The plot was thin and basically just exactly the same as ’82. The writing reflected that as well. The acting by everyone was great, no complaints there. I’m sure a lot of people who never saw the ’82 version enjoyed this a whole lot, however, I was kind of bored by it. It wasn’t really scary, the CGI was a little distracting, and all the good aspects were better in the 1982 version. All-in-all, the most I got out of this movie was a strong urge to watch John Carpenter’s The Thing (1982) and I would recommend anyone else to go for that version as well.
Mimic (1997) (Director’s Cut: 2011)
It’s no secret that Guillermo del Toro’s Mimic was not everyone’s favorite of his movies. It’s not mine. It’s definitely not his. But then, in 2011, he released a director’s cut, showing that he really did care about the movie. Which is great because the Director’s cut is amazing. Still not my favorite of his work but it’s great anyway.
It’s about an entomologist who crossbreeds some insects to cure dying children and they don’t all die when they’re supposed to and they mutate and a ragtag band of heroes have to stop them. It’s a pretty basic plot wrapped around a pretty unique concept packaged in an atmospheric and beautifully shot horror/sci-fi movie that’s right at home on any horror fan’s shelf.
Needless to say I am a big fan of this movie, as I am of all of del Toro’s work. I still have yet to see The Devil’s Backbone (look for that post in the coming days, kids), but I have not seen a single movie of his that I didn’t love. I would say this is my least favorite, but I would still give it around an 8.5/10, if that’s any indication of how much I liked it.

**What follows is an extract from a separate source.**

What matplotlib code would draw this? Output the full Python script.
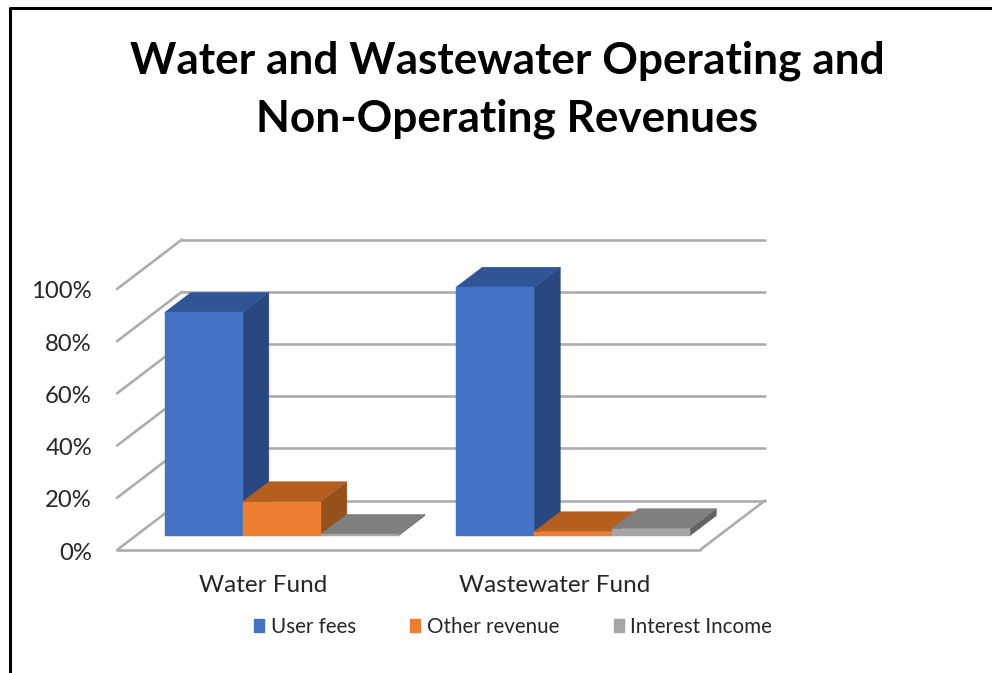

There’s also some great practical effects on display here, as one would expect from del Toro. I don’t know if you can tell from reading this, but I am a sucker for practical effects. I could write a book on why I think they’re still so important in the film industry, especially with regard to sci-fi and horror. A movie to look out for sometime this/next year if you like practical is Harbinger Down. It was kickstarted and looks to reclaim the 80s style of extremely high-quality and unique sci-fi movie monsters.
That’s it for today! Look out for tomorrow when the PLAN is to watch Horns starring Daniel Radcliffe and Guillermo del Toro’s The Devil’s Backbone. I probably won’t have time for a third because MY PROGRAMS will be taking up my prime time viewing hours.